I suppose I'd argue that in most cases, America is necessary, but not sufficient. That is, many problems cannot be solved without America's involvement---either because we have the most potential influence, or because we're a part of the problem---but we need the cooperation of other nations in order to solve these problems. Global warming is a good example: there cannot be a solution without America---we're the cause of a lot of it, and if we don't go along with a solution many other countries will wonder why they should---but America alone isn't enough; we need China and India to cooperate as well.

Dan,

My whole post was about how the "indispensible nation" is taken out of context as a profession of American exceptionalism. It's not. All Albright was saying was that because we are so big and strong we are necessary to get things done. All, I was asking is whether or not that is still the case. It's just a simple strategic question.

I'd suggest reading the post more carefully before you write something that harsh.

My whole post was about how the "indispensible nation" is taken out of context as a profession of American exceptionalism. It's not. All Albright was saying was that because we are so big and strong we are necessary to get things done.


I think it's clear that Dan is right, Ilan, and that Albright was lying to you about what she really meant. The "indispensable nation" talk is unpopular right now, and she doesn't want to admit that she held neoconish views at one time.

But you be the judge:


"It is the threat of the use of force [against Iraq] and our line-up there that is going to put force behind the diplomacy. But if we have to use force, it is because we are America; we are the indispensable nation. We stand tall and we see further than other countries into the future, and we see the danger here to all of us."


That statement is from 1998. In the same interview, she says she thinks air strikes would force Saddam to let the inspectors back in. So she couldn't even see the present, let alone the future.

Ilan, I actually did read your full post.

Albright may wish now to dampen the force of her original statements. After four years of declining US prestige and power, with the wages of the sin of pride laid bare for all to see, it is hard to find leaders willing to toot the old triumphalist horn with the same gusto of 5 or 10 years ago. But I don't think the exceptionalist reading of Albright's 1998 remark is a case of taking that remark "out of context". Here is the fuller quote:

"If we have to use force, it is because we are America. We are the indispensable nation. We stand tall. We see farther into the future."

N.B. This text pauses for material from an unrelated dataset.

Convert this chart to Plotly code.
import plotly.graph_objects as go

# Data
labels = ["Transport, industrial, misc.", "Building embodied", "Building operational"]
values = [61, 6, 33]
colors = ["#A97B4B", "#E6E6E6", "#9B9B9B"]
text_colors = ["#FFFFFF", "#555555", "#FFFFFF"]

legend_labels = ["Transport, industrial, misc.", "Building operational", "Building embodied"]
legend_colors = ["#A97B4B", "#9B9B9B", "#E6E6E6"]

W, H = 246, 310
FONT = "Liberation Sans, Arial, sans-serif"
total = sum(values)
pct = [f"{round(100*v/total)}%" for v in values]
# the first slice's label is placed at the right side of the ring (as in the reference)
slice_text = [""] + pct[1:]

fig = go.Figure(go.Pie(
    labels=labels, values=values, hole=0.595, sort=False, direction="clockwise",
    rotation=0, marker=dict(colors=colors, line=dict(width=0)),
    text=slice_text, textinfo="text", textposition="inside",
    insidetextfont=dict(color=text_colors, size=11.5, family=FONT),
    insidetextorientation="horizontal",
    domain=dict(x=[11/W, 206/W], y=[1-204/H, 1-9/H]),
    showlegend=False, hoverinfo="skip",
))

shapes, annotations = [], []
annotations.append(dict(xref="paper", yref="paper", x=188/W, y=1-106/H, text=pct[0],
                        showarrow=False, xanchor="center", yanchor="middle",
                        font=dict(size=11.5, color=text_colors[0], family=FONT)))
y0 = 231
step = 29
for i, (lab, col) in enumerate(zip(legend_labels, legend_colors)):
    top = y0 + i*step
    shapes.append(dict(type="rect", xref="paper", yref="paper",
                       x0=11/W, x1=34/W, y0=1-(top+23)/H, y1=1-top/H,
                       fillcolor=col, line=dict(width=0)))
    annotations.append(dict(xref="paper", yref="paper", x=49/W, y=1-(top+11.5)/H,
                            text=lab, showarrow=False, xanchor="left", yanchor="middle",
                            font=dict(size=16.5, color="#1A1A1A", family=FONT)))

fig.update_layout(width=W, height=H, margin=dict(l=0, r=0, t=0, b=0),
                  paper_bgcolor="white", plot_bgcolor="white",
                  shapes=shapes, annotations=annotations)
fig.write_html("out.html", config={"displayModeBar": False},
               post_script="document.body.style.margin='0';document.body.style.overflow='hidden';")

It is hard not to read this as a claim that the United States is both exceptionally righteous and exceptionally far-seeing, and thereby entitled to special prerogatives. Recall this remark was given as part of the defense of a bombing campaign. If France had launched an assault in North Africa, and in response to a request for justification had responded, "because we're France and we're special," could anyone have doubted the exceptionalist intent?

In your discussion you sensibly suggest that the United States might be indispensable for some purposes, but not for others, even rasising the possibility that the US might even be negatively indidpensible for some purposes, in the sense that progress in those areas will require US disengagement.

But then you conclude by asking, not whether US engagement is indispensable for progress on this or that problem, but by asking, "Are we still the indispensible nation?" I don't see how putting the question in this broad, imprecise and grandiose way, which does hearken back to the exceptionalist, hegemonic rhetoric of the past decade advances discussion.

However, my post was not directed mainly at your short piece, but at a large body of "US foreign policy discourse", of which the closing sentences in your post reminded me, and are only one small part. And I stand by the claim that much of that discourse displays the narcissistic nationalist obsessions about which I complained.

Ah, I see Cal beat me to it.

Dan,

Fair point. Apologies for reacting harshly. Just to be clear (as I hope you can see from my other posts). I am very much not in the exceptionalist school of thought and thought your comment was driving at that.